Так немецкие романтики из XIX столетия перекочевали в XVI, назначив его золотым веком тевтонской древности. Обставив ее мейстерзингерами, Дюрером и фахверковой архитектурой, они создали уютный миф, сумевший пережить мировые войны. Щелкунчик в конечном счете победил Гитлера. Франция предпочла XVII столетие, которое в глазах благодарных, особенно - ино-странных, читателей останется веком мушкетеров. Англия Диккенса и Шерлока Холмса выбрала викторианскую эпоху. Китай - уже на наших глазах - освоил мифотворческий потенциал своих классических династий, обнаружив, что из них получаются самые красивые в мире фильмы.
Но еще задолго до беспринципного постмодернизма проект трансформации сухой хроники в увлекательную беллетристику предложил Константин Леонтьев.
«Византия, - писал он, - представляется чем-то сухим, скучным, поповским, даже жалким и подлым, потому что среди русских не нашлось писателя, который посвятил бы ей свой талант».
Вот почему мы можем перечислить Людовиков, но не Константинов, Генрихов, но не Львов. Перепутав империи, мы играли в рыцарей Запада, а не Востока. Пушкин писал про крестоносцев. Даже русский «Годунов» - трагедия шекспировская, как и ее герой - ренессансный самозванец. Что касается славянофилов, то они не писали романов. В результате единственный византийский боевик - «Андрей Рублев». И еще - знаменитая книга Аверинцева. В ней я прочел про константинопольских евнухов.

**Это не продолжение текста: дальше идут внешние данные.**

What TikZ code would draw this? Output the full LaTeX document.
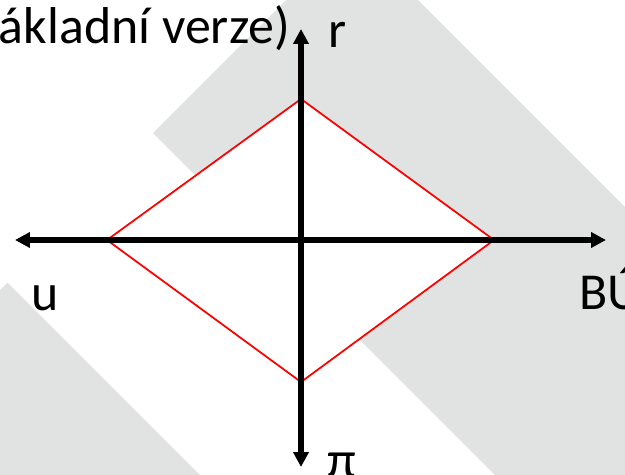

Всякое начальство, начиная с императора, - объяснял Аверинцев византийский взгляд на вещи, - не от мира сего. Оскопить ради службы чиновника значит избавить его от земных соблазнов и уподобить ангелам.
Как раз такие обитатели бюрократического рая густо населяют самое византийское сочинение в мире - «Замок» Кафки. Но наших классиков этот сюжет не волновал. Впрочем, был случай, который мог бы изменить ситуацию. В начале второго тома «Анны Карениной» Вронский встретил товарища по пажескому корпусу Голенищева:
«У нас, в России, не хотят понять, что мы наследники Византии, - начал он длинное, горячее пояснение».
Но мы никогда не узнаем подробностей, которых Томасу Манну хватило бы на тетралогию, потому что Толстого не интересовал предмет и раздражала горячность:
«Несчастие, - замечает Вронский, - почти умопомешательство видно было в этом подвижном, довольно красивом лице, в то время как он продолжал торопливо и горячо высказывать свои мысли».
Достоевского, в отличие от Толстого, Византия волновала неистово. Особенно, как он писал, превращая географию в теологию, Константинополь, самая «великолепная точка Европы и земного шара». В «Дневнике писателя» Достоевский требует ее для России:
«Константинополь должен быть наш, - криком кричит он, словно подпрыгивая от нетерпения, - Россия до него доросла-с».
Стамбул, кажется, манил его, как Крым беспризорников: там тепло, там яблоки. Но зачем Москве второй Рим, чтобы стать третьим, я до сих пор не могу понять.
И не смогу, если верить архимандриту Джорданвильского монастыря, согласно учению которого концепция Третьего Рима доступна только православным. Но я все же из зависти в нее заглянул.